____ DATASET SECTION
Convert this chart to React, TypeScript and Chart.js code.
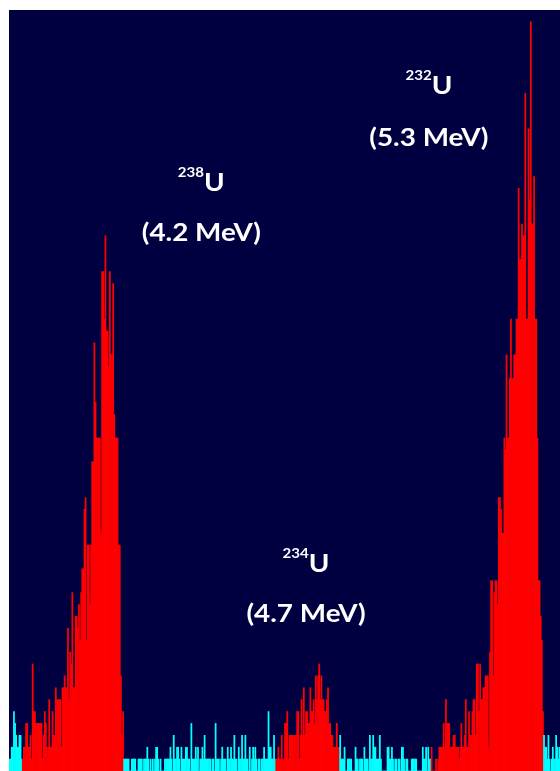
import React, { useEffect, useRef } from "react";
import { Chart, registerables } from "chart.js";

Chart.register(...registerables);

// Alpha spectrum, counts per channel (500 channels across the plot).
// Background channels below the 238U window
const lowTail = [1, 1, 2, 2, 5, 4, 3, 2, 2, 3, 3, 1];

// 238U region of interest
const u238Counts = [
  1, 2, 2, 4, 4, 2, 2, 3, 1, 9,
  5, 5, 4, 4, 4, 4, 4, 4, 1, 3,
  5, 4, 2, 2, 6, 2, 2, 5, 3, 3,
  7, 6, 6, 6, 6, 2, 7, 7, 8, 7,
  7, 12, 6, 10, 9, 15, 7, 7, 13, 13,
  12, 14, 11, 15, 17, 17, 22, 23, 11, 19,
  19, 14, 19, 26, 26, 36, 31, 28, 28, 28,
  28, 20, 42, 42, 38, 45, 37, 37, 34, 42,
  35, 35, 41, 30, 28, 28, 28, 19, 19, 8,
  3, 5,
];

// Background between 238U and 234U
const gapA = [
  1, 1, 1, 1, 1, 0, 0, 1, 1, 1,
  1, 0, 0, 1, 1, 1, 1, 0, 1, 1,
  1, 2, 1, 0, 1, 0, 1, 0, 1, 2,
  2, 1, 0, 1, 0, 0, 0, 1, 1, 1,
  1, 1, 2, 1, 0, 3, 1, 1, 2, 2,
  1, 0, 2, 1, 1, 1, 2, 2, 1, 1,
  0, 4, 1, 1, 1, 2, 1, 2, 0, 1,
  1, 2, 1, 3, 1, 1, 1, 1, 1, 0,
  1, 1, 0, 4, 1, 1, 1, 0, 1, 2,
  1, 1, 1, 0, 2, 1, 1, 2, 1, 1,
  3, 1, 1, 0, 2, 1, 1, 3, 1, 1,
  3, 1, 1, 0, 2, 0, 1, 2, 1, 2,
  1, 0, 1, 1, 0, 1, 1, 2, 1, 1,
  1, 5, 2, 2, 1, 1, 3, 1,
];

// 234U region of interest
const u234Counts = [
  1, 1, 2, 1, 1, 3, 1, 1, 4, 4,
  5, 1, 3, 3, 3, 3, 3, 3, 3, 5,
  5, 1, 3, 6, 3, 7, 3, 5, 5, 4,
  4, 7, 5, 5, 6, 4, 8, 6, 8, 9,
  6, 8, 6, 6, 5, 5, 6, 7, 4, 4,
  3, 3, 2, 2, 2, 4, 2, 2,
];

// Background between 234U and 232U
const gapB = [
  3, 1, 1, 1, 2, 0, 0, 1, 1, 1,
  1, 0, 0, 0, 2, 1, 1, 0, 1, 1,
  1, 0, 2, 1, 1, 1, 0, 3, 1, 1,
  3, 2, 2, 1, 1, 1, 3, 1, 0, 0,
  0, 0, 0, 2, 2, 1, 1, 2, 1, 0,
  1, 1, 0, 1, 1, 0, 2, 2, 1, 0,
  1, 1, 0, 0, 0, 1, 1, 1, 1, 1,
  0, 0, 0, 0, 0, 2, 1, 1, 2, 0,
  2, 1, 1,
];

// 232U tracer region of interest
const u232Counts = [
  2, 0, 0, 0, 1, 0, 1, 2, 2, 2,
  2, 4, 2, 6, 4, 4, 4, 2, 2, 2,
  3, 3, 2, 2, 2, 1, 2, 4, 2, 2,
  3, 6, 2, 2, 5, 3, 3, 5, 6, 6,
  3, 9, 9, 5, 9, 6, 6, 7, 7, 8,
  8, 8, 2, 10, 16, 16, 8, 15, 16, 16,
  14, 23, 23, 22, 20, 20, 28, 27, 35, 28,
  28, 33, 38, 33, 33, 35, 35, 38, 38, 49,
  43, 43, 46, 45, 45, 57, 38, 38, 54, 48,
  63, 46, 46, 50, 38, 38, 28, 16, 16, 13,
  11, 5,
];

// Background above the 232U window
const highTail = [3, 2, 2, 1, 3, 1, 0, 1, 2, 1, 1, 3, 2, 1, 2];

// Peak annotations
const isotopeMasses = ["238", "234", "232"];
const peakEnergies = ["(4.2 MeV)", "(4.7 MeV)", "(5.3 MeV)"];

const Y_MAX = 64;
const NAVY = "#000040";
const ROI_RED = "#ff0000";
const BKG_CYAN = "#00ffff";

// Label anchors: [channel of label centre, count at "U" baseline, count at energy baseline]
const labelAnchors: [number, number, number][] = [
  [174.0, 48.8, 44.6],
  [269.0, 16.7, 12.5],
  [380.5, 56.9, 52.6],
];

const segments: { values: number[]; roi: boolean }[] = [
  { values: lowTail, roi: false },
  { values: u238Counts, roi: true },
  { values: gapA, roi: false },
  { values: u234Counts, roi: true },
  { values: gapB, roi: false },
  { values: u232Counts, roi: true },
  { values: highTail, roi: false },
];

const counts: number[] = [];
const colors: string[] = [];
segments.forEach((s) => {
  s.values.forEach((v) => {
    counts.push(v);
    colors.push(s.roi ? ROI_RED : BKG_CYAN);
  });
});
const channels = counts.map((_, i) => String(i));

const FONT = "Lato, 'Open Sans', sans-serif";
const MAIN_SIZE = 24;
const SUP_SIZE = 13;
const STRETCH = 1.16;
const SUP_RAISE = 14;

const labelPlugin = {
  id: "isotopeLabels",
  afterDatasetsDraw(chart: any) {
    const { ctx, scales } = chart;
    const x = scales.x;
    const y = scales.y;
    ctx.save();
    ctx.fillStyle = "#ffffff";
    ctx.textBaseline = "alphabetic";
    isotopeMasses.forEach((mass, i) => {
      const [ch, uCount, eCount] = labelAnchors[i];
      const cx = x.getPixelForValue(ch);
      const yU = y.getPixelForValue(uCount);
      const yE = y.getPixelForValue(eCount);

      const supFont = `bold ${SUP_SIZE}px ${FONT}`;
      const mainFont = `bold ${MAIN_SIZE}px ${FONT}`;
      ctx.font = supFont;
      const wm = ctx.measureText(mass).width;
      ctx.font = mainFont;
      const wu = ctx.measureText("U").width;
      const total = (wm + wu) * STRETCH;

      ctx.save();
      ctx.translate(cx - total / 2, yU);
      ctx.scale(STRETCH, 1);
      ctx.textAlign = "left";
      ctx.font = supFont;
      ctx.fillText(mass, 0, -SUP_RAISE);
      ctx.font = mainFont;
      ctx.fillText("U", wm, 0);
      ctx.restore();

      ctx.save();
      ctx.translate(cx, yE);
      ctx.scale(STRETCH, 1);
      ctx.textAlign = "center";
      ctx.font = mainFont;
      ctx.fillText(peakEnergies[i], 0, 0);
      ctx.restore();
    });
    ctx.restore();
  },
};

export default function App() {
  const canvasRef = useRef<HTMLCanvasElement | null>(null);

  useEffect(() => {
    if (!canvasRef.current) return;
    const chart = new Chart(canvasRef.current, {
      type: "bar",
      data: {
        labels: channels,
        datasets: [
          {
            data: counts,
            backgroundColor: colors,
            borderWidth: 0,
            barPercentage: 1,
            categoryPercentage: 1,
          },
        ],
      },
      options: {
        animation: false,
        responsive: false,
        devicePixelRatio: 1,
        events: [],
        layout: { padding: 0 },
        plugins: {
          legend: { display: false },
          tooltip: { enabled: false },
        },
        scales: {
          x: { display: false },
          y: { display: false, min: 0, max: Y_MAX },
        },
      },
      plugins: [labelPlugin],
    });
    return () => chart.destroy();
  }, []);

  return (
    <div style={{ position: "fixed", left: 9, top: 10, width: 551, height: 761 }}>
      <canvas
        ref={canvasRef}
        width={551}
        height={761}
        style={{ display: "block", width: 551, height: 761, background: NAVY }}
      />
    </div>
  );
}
________
Repeat the listing verbatim. Skip the pictures.

▸ CORRECT RESULT
Convert this chart to React, TypeScript and Chart.js code.
import React, { useEffect, useRef } from "react";
import { Chart, registerables } from "chart.js";

Chart.register(...registerables);

// Alpha spectrum, counts per channel (500 channels across the plot).
// Background channels below the 238U window
const lowTail = [1, 1, 2, 2, 5, 4, 3, 2, 2, 3, 3, 1];

// 238U region of interest
const u238Counts = [
  1, 2, 2, 4, 4, 2, 2, 3, 1, 9,
  5, 5, 4, 4, 4, 4, 4, 4, 1, 3,
  5, 4, 2, 2, 6, 2, 2, 5, 3, 3,
  7, 6, 6, 6, 6, 2, 7, 7, 8, 7,
  7, 12, 6, 10, 9, 15, 7, 7, 13, 13,
  12, 14, 11, 15, 17, 17, 22, 23, 11, 19,
  19, 14, 19, 26, 26, 36, 31, 28, 28, 28,
  28, 20, 42, 42, 38, 45, 37, 37, 34, 42,
  35, 35, 41, 30, 28, 28, 28, 19, 19, 8,
  3, 5,
];

// Background between 238U and 234U
const gapA = [
  1, 1, 1, 1, 1, 0, 0, 1, 1, 1,
  1, 0, 0, 1, 1, 1, 1, 0, 1, 1,
  1, 2, 1, 0, 1, 0, 1, 0, 1, 2,
  2, 1, 0, 1, 0, 0, 0, 1, 1, 1,
  1, 1, 2, 1, 0, 3, 1, 1, 2, 2,
  1, 0, 2, 1, 1, 1, 2, 2, 1, 1,
  0, 4, 1, 1, 1, 2, 1, 2, 0, 1,
  1, 2, 1, 3, 1, 1, 1, 1, 1, 0,
  1, 1, 0, 4, 1, 1, 1, 0, 1, 2,
  1, 1, 1, 0, 2, 1, 1, 2, 1, 1,
  3, 1, 1, 0, 2, 1, 1, 3, 1, 1,
  3, 1, 1, 0, 2, 0, 1, 2, 1, 2,
  1, 0, 1, 1, 0, 1, 1, 2, 1, 1,
  1, 5, 2, 2, 1, 1, 3, 1,
];

// 234U region of interest
const u234Counts = [
  1, 1, 2, 1, 1, 3, 1, 1, 4, 4,
  5, 1, 3, 3, 3, 3, 3, 3, 3, 5,
  5, 1, 3, 6, 3, 7, 3, 5, 5, 4,
  4, 7, 5, 5, 6, 4, 8, 6, 8, 9,
  6, 8, 6, 6, 5, 5, 6, 7, 4, 4,
  3, 3, 2, 2, 2, 4, 2, 2,
];

// Background between 234U and 232U
const gapB = [
  3, 1, 1, 1, 2, 0, 0, 1, 1, 1,
  1, 0, 0, 0, 2, 1, 1, 0, 1, 1,
  1, 0, 2, 1, 1, 1, 0, 3, 1, 1,
  3, 2, 2, 1, 1, 1, 3, 1, 0, 0,
  0, 0, 0, 2, 2, 1, 1, 2, 1, 0,
  1, 1, 0, 1, 1, 0, 2, 2, 1, 0,
  1, 1, 0, 0, 0, 1, 1, 1, 1, 1,
  0, 0, 0, 0, 0, 2, 1, 1, 2, 0,
  2, 1, 1,
];

// 232U tracer region of interest
const u232Counts = [
  2, 0, 0, 0, 1, 0, 1, 2, 2, 2,
  2, 4, 2, 6, 4, 4, 4, 2, 2, 2,
  3, 3, 2, 2, 2, 1, 2, 4, 2, 2,
  3, 6, 2, 2, 5, 3, 3, 5, 6, 6,
  3, 9, 9, 5, 9, 6, 6, 7, 7, 8,
  8, 8, 2, 10, 16, 16, 8, 15, 16, 16,
  14, 23, 23, 22, 20, 20, 28, 27, 35, 28,
  28, 33, 38, 33, 33, 35, 35, 38, 38, 49,
  43, 43, 46, 45, 45, 57, 38, 38, 54, 48,
  63, 46, 46, 50, 38, 38, 28, 16, 16, 13,
  11, 5,
];

// Background above the 232U window
const highTail = [3, 2, 2, 1, 3, 1, 0, 1, 2, 1, 1, 3, 2, 1, 2];

// Peak annotations
const isotopeMasses = ["238", "234", "232"];
const peakEnergies = ["(4.2 MeV)", "(4.7 MeV)", "(5.3 MeV)"];

const Y_MAX = 64;
const NAVY = "#000040";
const ROI_RED = "#ff0000";
const BKG_CYAN = "#00ffff";

// Label anchors: [channel of label centre, count at "U" baseline, count at energy baseline]
const labelAnchors: [number, number, number][] = [
  [174.0, 48.8, 44.6],
  [269.0, 16.7, 12.5],
  [380.5, 56.9, 52.6],
];

const segments: { values: number[]; roi: boolean }[] = [
  { values: lowTail, roi: false },
  { values: u238Counts, roi: true },
  { values: gapA, roi: false },
  { values: u234Counts, roi: true },
  { values: gapB, roi: false },
  { values: u232Counts, roi: true },
  { values: highTail, roi: false },
];

const counts: number[] = [];
const colors: string[] = [];
segments.forEach((s) => {
  s.values.forEach((v) => {
    counts.push(v);
    colors.push(s.roi ? ROI_RED : BKG_CYAN);
  });
});
const channels = counts.map((_, i) => String(i));

const FONT = "Lato, 'Open Sans', sans-serif";
const MAIN_SIZE = 24;
const SUP_SIZE = 13;
const STRETCH = 1.16;
const SUP_RAISE = 14;

const labelPlugin = {
  id: "isotopeLabels",
  afterDatasetsDraw(chart: any) {
    const { ctx, scales } = chart;
    const x = scales.x;
    const y = scales.y;
    ctx.save();
    ctx.fillStyle = "#ffffff";
    ctx.textBaseline = "alphabetic";
    isotopeMasses.forEach((mass, i) => {
      const [ch, uCount, eCount] = labelAnchors[i];
      const cx = x.getPixelForValue(ch);
      const yU = y.getPixelForValue(uCount);
      const yE = y.getPixelForValue(eCount);

      const supFont = `bold ${SUP_SIZE}px ${FONT}`;
      const mainFont = `bold ${MAIN_SIZE}px ${FONT}`;
      ctx.font = supFont;
      const wm = ctx.measureText(mass).width;
      ctx.font = mainFont;
      const wu = ctx.measureText("U").width;
      const total = (wm + wu) * STRETCH;

      ctx.save();
      ctx.translate(cx - total / 2, yU);
      ctx.scale(STRETCH, 1);
      ctx.textAlign = "left";
      ctx.font = supFont;
      ctx.fillText(mass, 0, -SUP_RAISE);
      ctx.font = mainFont;
      ctx.fillText("U", wm, 0);
      ctx.restore();

      ctx.save();
      ctx.translate(cx, yE);
      ctx.scale(STRETCH, 1);
      ctx.textAlign = "center";
      ctx.font = mainFont;
      ctx.fillText(peakEnergies[i], 0, 0);
      ctx.restore();
    });
    ctx.restore();
  },
};

export default function App() {
  const canvasRef = useRef<HTMLCanvasElement | null>(null);

  useEffect(() => {
    if (!canvasRef.current) return;
    const chart = new Chart(canvasRef.current, {
      type: "bar",
      data: {
        labels: channels,
        datasets: [
          {
            data: counts,
            backgroundColor: colors,
            borderWidth: 0,
            barPercentage: 1,
            categoryPercentage: 1,
          },
        ],
      },
      options: {
        animation: false,
        responsive: false,
        devicePixelRatio: 1,
        events: [],
        layout: { padding: 0 },
        plugins: {
          legend: { display: false },
          tooltip: { enabled: false },
        },
        scales: {
          x: { display: false },
          y: { display: false, min: 0, max: Y_MAX },
        },
      },
      plugins: [labelPlugin],
    });
    return () => chart.destroy();
  }, []);

  return (
    <div style={{ position: "fixed", left: 9, top: 10, width: 551, height: 761 }}>
      <canvas
        ref={canvasRef}
        width={551}
        height={761}
        style={{ display: "block", width: 551, height: 761, background: NAVY }}
      />
    </div>
  );
}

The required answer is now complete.